Weirdness is how we overcome the algorithms
Weirdness is the answer because our governments are legislating for the insignificant. Our governments are currently making a big deal about online privacy. Which translates into legislation that limits a company’s ability to track what you are doing and buying on their website and then using that data to serve you ads that are relevant to what you were looking at. They are basically ensuring that online ads are more annoying and less relevant than what they are now.
Before I get inundated with messages, let me be clear – I do believe that our online privacy should be protected.
However, I don’t see it being the biggest issue our digital society faces right now.

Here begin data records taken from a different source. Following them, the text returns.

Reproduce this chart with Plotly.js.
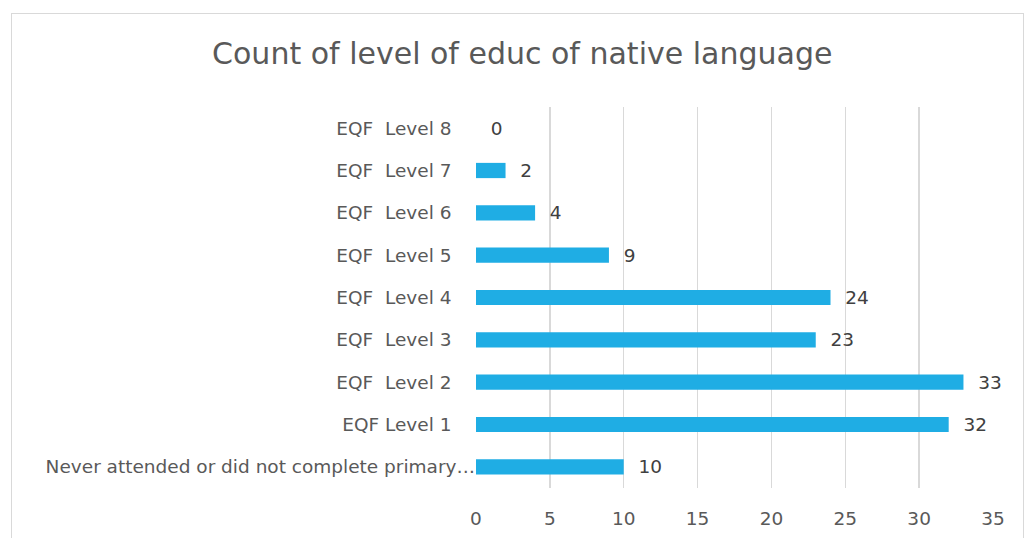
<!DOCTYPE html>
<html>
<head>
<meta charset="utf-8">
<script src="https://cdn.plot.ly/plotly-3.0.1.min.js"></script>
<style>
html,body{margin:0;padding:0;background:#fff;}
#chart{position:absolute;left:0;top:0;width:1024px;height:538px;}
#frame{position:absolute;left:11px;top:13px;width:1011px;height:540px;border:1px solid #d9d9d9;pointer-events:none;}
</style>
</head>
<body>
<div id="chart"></div>
<div id="frame"></div>
<script>
const categories = [
  "Never attended or did not complete primary…",
  "EQF Level 1",
  "EQF  Level 2",
  "EQF  Level 3",
  "EQF  Level 4",
  "EQF  Level 5",
  "EQF  Level 6",
  "EQF  Level 7",
  "EQF  Level 8"
];
const counts = [10, 32, 33, 23, 24, 9, 4, 2, 0];
const xTicks = [0, 5, 10, 15, 20, 25, 30, 35];
const titleText = "Count of level of educ of native language";

const fontFam = "'DejaVu Sans', sans-serif";
const grey = "#595959";

const yTickText = categories.map(c => c.endsWith("…") ? c : c + "    ");

Plotly.newPlot("chart", [{
  type: "bar",
  orientation: "h",
  y: categories,
  x: counts,
  marker: {color: "#1FADE4"},
  width: 0.36,
  text: counts.map(String),
  texttemplate: "  %{text}",
  textposition: "outside",
  constraintext: "none",
  cliponaxis: false,
  textfont: {family: fontFam, size: 18.5, color: "#404040"},
  hoverinfo: "none"
}], {
  width: 1024, height: 538,
  margin: {l: 476, r: 31, t: 107, b: 50, pad: 0},
  paper_bgcolor: "#fff", plot_bgcolor: "#fff",
  title: {text: titleText, x: 0.51, xanchor: "center", y: 0.9, yanchor: "middle",
          font: {family: fontFam, size: 30, color: grey}},
  showlegend: false,
  bargap: 0.64,
  xaxis: {
    range: [0, 35], tickvals: xTicks, ticktext: xTicks.map(String),
    showgrid: true, gridcolor: "#d9d9d9", gridwidth: 1.5,
    zeroline: false, showline: false, ticks: "",
    tickfont: {family: fontFam, size: 18.5, color: grey},
    ticklabelstandoff: 17, fixedrange: true
  },
  yaxis: {
    type: "category", categoryorder: "array", categoryarray: categories,
    tickvals: categories, ticktext: yTickText,
    showgrid: false, zeroline: false, showline: false, ticks: "",
    tickfont: {family: fontFam, size: 18.5, color: grey},
    automargin: false, fixedrange: true
  }
}, {staticPlot: true, displayModeBar: false});
</script>
</body>
</html>
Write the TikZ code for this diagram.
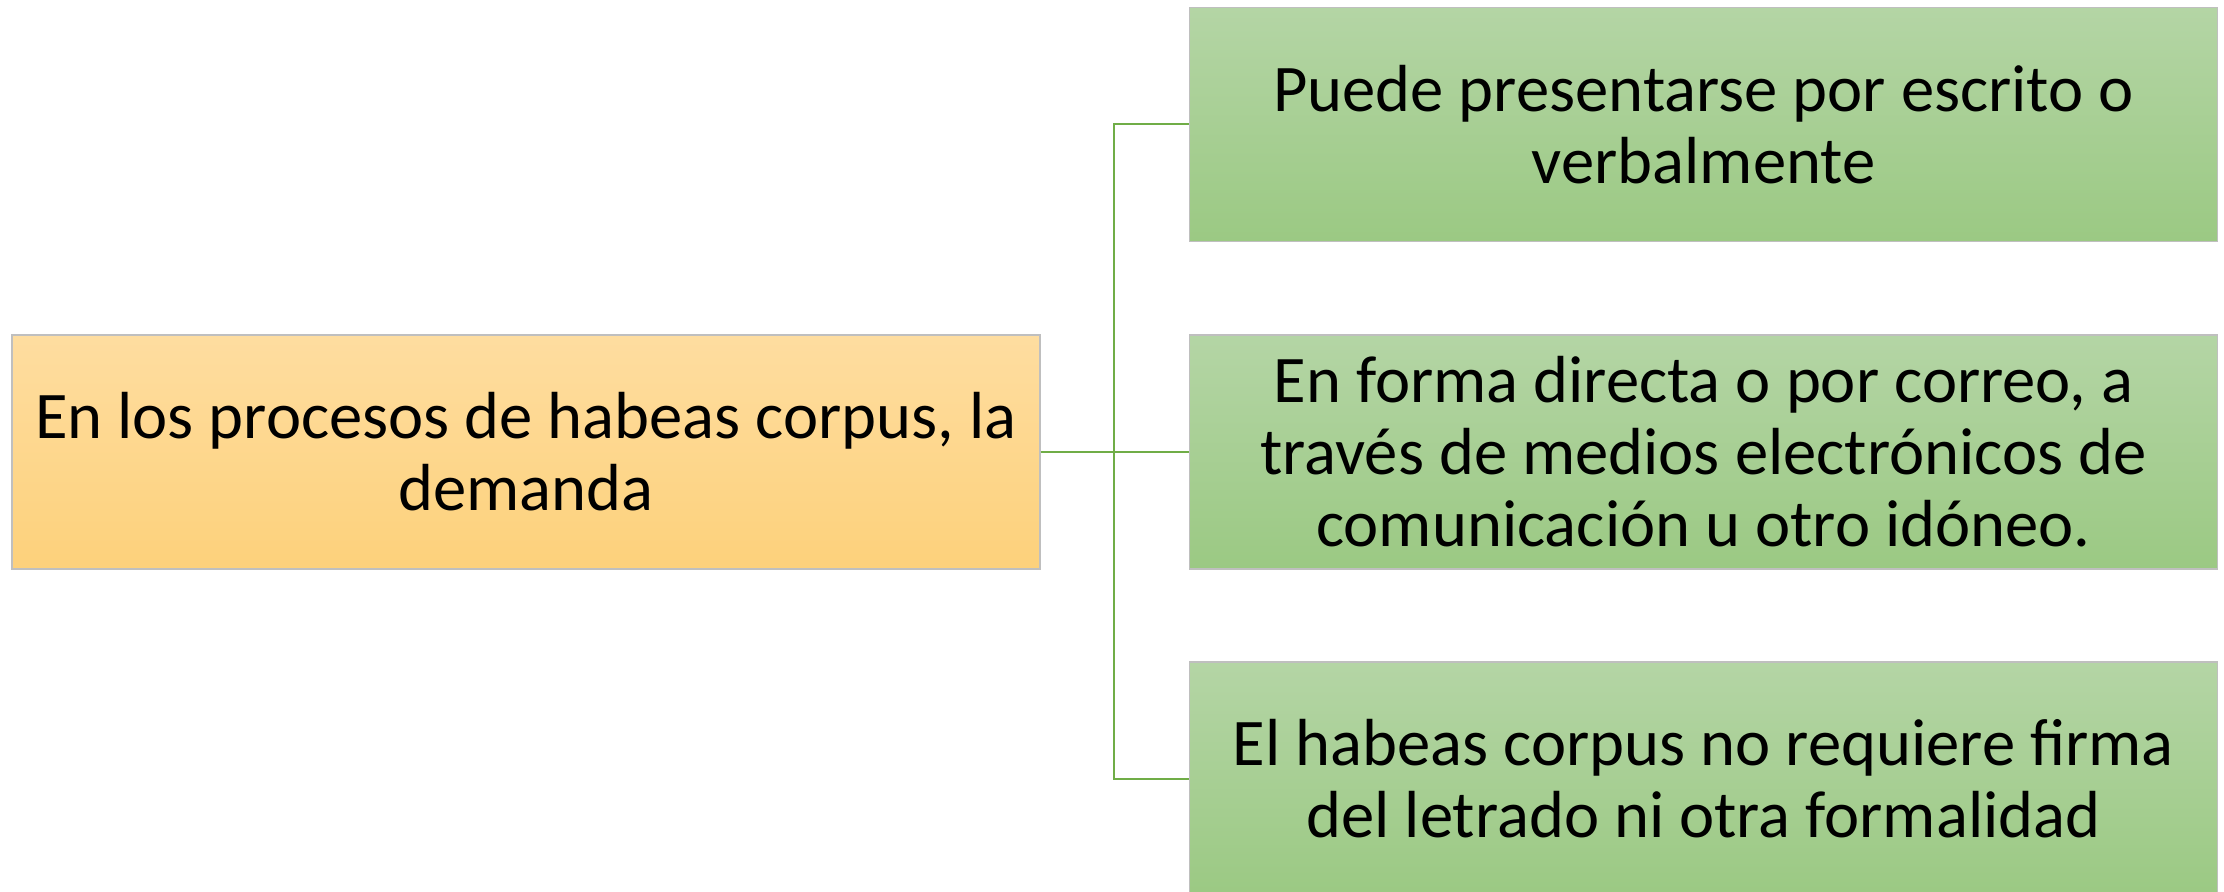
\documentclass[tikz,border=0pt]{standalone}
\usepackage{fontspec}
\setmainfont{Carlito}
\usetikzlibrary{calc}
\definecolor{linegreen}{HTML}{70AD47}
\definecolor{orgtop}{HTML}{FEDDA0}
\definecolor{orgbot}{HTML}{FDD17B}
\definecolor{grntop}{HTML}{B4D5A5}
\definecolor{grnbot}{HTML}{9BC983}
\tikzset{
  box/.style={rectangle, minimum width=514pt, minimum height=117pt,
    align=center, inner sep=0pt, draw=black!25, line width=0.6pt,
    font=\fontsize{33.3}{36}\selectfont},
  orgbox/.style={box, top color=orgtop, bottom color=orgbot},
  grnbox/.style={box, top color=grntop, bottom color=grnbot},
  conn/.style={draw=linegreen, line width=1pt}
}
\begin{document}
\begin{tikzpicture}[x=0.5pt,y=-0.5pt]
\useasboundingbox (0,0) rectangle (2224,892);
\clip (0,0) rectangle (2224,892);
\node[orgbox] (root) at (526,452) {En los procesos de habeas corpus, la\\demanda};
\node[grnbox] (a) at (1703.5,124.5) {Puede presentarse por escrito o\\verbalmente};
\node[grnbox] (b) at (1703.5,452) {En forma directa o por correo, a\\través de medios electrónicos de\\comunicación u otro idóneo.};
\node[grnbox] (c) at (1703.5,779) {El habeas corpus no requiere firma\\del letrado ni otra formalidad};
\coordinate (ja) at (1114,124.5);
\coordinate (jc) at (1114,779);
\draw[conn] (root.east) -- (b.west);
\draw[conn] (a.west) -- (ja) -- (jc) -- (c.west);
\end{tikzpicture}
\end{document}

We have media platforms sowing fear, normalising extremism and encouraging division in our societies. Ads that follow us across the internet aren’t swaying the outcomes of elections, or delivering audiences to bigots and idiots. The data training the algorithms isn’t the problem. It’s the algorithms and the A.I.s themselves that we need to be taking a closer look at. However, until our politicians understand this, the best weapon we have is weirdness.
Walk without rhythm
It is Socrates who said that all philosophical imperatives could be distilled down to one edict, know thyself. And the older I get (did I mention I had a birthday last week?) the more I realise that being thyself is just as important. Don’t aspire to be different – just like all your friends, instead, just be who you are. If you want to escape the suffering, the control and the sandworms, then know who you are, and be that unique, strange, and amazing individual.